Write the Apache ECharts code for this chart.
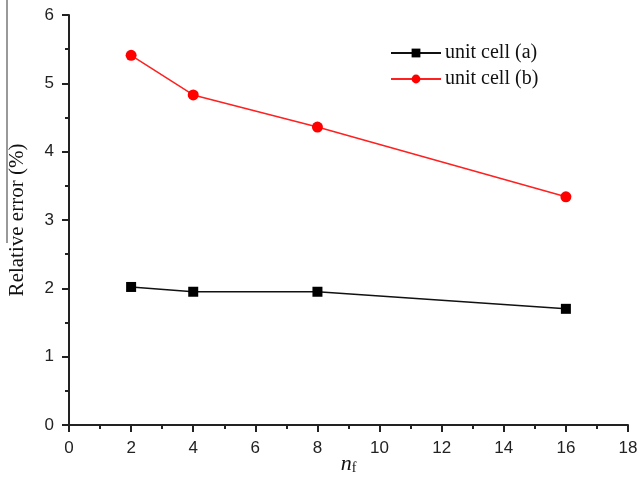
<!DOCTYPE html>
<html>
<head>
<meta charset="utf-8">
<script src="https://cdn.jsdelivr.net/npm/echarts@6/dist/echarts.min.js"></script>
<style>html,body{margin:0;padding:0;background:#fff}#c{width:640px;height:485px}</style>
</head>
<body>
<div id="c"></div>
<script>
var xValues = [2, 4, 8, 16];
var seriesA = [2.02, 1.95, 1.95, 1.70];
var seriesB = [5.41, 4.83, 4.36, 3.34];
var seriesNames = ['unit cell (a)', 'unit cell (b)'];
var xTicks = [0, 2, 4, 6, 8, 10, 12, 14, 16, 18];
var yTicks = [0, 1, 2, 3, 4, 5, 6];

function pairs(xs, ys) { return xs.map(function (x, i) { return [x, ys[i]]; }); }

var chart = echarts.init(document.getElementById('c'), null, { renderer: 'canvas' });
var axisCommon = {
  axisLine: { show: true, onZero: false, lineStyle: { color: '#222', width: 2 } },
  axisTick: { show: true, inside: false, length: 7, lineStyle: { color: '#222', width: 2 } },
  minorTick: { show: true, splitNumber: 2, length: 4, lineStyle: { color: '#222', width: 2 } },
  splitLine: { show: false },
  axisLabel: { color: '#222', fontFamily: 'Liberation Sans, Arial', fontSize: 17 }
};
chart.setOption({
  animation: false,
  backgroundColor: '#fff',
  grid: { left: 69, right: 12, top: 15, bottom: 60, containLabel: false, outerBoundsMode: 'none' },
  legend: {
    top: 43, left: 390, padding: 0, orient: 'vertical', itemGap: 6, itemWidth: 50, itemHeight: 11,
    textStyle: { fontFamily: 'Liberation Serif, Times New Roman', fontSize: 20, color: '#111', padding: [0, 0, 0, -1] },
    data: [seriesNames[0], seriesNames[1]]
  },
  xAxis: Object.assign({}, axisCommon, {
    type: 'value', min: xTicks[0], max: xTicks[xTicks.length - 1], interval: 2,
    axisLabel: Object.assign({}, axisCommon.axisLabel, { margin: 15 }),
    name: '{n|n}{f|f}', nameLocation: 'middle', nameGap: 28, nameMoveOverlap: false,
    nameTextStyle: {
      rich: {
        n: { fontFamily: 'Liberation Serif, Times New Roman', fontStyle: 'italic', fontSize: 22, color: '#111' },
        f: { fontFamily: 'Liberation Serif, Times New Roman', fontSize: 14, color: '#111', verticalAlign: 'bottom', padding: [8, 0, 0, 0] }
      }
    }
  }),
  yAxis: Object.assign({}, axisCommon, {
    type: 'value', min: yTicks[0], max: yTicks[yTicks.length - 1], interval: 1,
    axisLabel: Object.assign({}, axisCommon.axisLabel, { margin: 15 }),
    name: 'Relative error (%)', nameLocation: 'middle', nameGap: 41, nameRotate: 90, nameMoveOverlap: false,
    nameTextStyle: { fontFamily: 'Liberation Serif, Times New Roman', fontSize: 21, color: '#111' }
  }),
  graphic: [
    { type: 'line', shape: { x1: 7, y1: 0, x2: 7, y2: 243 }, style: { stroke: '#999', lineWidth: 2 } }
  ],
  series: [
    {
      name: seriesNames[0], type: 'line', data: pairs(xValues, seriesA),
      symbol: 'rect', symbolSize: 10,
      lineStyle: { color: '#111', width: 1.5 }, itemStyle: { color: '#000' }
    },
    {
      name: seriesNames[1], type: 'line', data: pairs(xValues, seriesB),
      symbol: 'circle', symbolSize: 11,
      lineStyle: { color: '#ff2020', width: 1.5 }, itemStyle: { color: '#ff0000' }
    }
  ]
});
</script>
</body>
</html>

What you have to do =>
Every line of the data should be copied as it stands, without the images.

Reply =>
Write the Apache ECharts code for this chart.
<!DOCTYPE html>
<html>
<head>
<meta charset="utf-8">
<script src="https://cdn.jsdelivr.net/npm/echarts@6/dist/echarts.min.js"></script>
<style>html,body{margin:0;padding:0;background:#fff}#c{width:640px;height:485px}</style>
</head>
<body>
<div id="c"></div>
<script>
var xValues = [2, 4, 8, 16];
var seriesA = [2.02, 1.95, 1.95, 1.70];
var seriesB = [5.41, 4.83, 4.36, 3.34];
var seriesNames = ['unit cell (a)', 'unit cell (b)'];
var xTicks = [0, 2, 4, 6, 8, 10, 12, 14, 16, 18];
var yTicks = [0, 1, 2, 3, 4, 5, 6];

function pairs(xs, ys) { return xs.map(function (x, i) { return [x, ys[i]]; }); }

var chart = echarts.init(document.getElementById('c'), null, { renderer: 'canvas' });
var axisCommon = {
  axisLine: { show: true, onZero: false, lineStyle: { color: '#222', width: 2 } },
  axisTick: { show: true, inside: false, length: 7, lineStyle: { color: '#222', width: 2 } },
  minorTick: { show: true, splitNumber: 2, length: 4, lineStyle: { color: '#222', width: 2 } },
  splitLine: { show: false },
  axisLabel: { color: '#222', fontFamily: 'Liberation Sans, Arial', fontSize: 17 }
};
chart.setOption({
  animation: false,
  backgroundColor: '#fff',
  grid: { left: 69, right: 12, top: 15, bottom: 60, containLabel: false, outerBoundsMode: 'none' },
  legend: {
    top: 43, left: 390, padding: 0, orient: 'vertical', itemGap: 6, itemWidth: 50, itemHeight: 11,
    textStyle: { fontFamily: 'Liberation Serif, Times New Roman', fontSize: 20, color: '#111', padding: [0, 0, 0, -1] },
    data: [seriesNames[0], seriesNames[1]]
  },
  xAxis: Object.assign({}, axisCommon, {
    type: 'value', min: xTicks[0], max: xTicks[xTicks.length - 1], interval: 2,
    axisLabel: Object.assign({}, axisCommon.axisLabel, { margin: 15 }),
    name: '{n|n}{f|f}', nameLocation: 'middle', nameGap: 28, nameMoveOverlap: false,
    nameTextStyle: {
      rich: {
        n: { fontFamily: 'Liberation Serif, Times New Roman', fontStyle: 'italic', fontSize: 22, color: '#111' },
        f: { fontFamily: 'Liberation Serif, Times New Roman', fontSize: 14, color: '#111', verticalAlign: 'bottom', padding: [8, 0, 0, 0] }
      }
    }
  }),
  yAxis: Object.assign({}, axisCommon, {
    type: 'value', min: yTicks[0], max: yTicks[yTicks.length - 1], interval: 1,
    axisLabel: Object.assign({}, axisCommon.axisLabel, { margin: 15 }),
    name: 'Relative error (%)', nameLocation: 'middle', nameGap: 41, nameRotate: 90, nameMoveOverlap: false,
    nameTextStyle: { fontFamily: 'Liberation Serif, Times New Roman', fontSize: 21, color: '#111' }
  }),
  graphic: [
    { type: 'line', shape: { x1: 7, y1: 0, x2: 7, y2: 243 }, style: { stroke: '#999', lineWidth: 2 } }
  ],
  series: [
    {
      name: seriesNames[0], type: 'line', data: pairs(xValues, seriesA),
      symbol: 'rect', symbolSize: 10,
      lineStyle: { color: '#111', width: 1.5 }, itemStyle: { color: '#000' }
    },
    {
      name: seriesNames[1], type: 'line', data: pairs(xValues, seriesB),
      symbol: 'circle', symbolSize: 11,
      lineStyle: { color: '#ff2020', width: 1.5 }, itemStyle: { color: '#ff0000' }
    }
  ]
});
</script>
</body>
</html>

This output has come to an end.